Friday Afternoon Program
7th grade Friday Afternoon Programs give 7th graders and their teachers opportunities to enrich the curriculum, participate in community service, and strengthen their connection and class spirit. On a Friday afternoon, 7th graders might participate in a workshop with members of a Shakespeare acting company, visit a corn maze, plant trees or test the quality of water in neighboring streams with their science teachers, take a kayaking trip, build a gingerbread house in art, research charities in order to decide which to support, or learn about nutrition.
7th grade community service is driven by the passions of the students themselves. As a group, the class brainstorms causes which interest them, research specific charities in those areas, and then vote on which to help. They raise funds by investing their own time and labor in hosting an all-school event that is both fun and draws attention to the issue. Past community service projects have been Canstruction to raise money for Seven Loaves, the local food pantry, and a Minute-To-Win-It Carnival to raise money for the Make-A-Wish Foundation.

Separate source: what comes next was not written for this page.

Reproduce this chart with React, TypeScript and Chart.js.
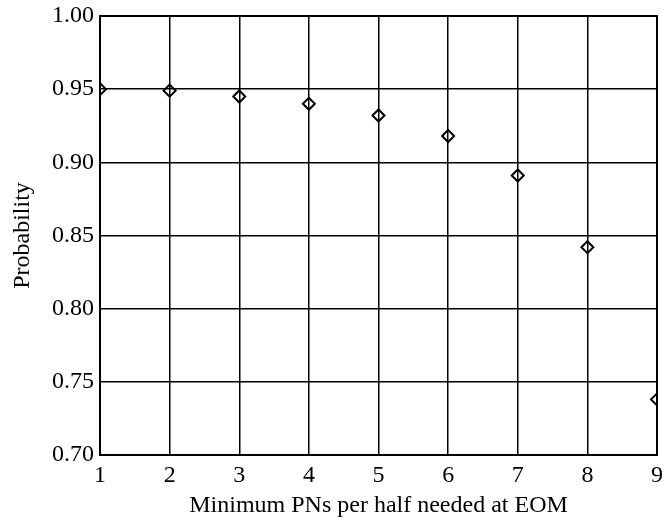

7th grade Place-Based Education gives 7th graders an opportunity to immerse themselves in the world of nature in both practical and imaginative ways. They write outside about the world around them. They plant trees and monitor the quality of water in the local watersheds. In the spring, students travel to Chincoteague Bay Field Station, where they learn to identify shells and marine creatures.
Upper School Academic Support
The Academic Support program strives to promote students’ understanding of their individual learning styles and empower them to become self-advocates. This class is designed for students to work on improving literacy skills, organization, time management, and study and test taking strategies. Students are supported in their work for core academic classes through individualized accommodations, and when appropriate, students are involved in creating personal learning profiles. In 7th grade, students take this class instead of Latin five times a week, and they study Latin and Greek word roots throughout the year. A small structured study hall is available after school.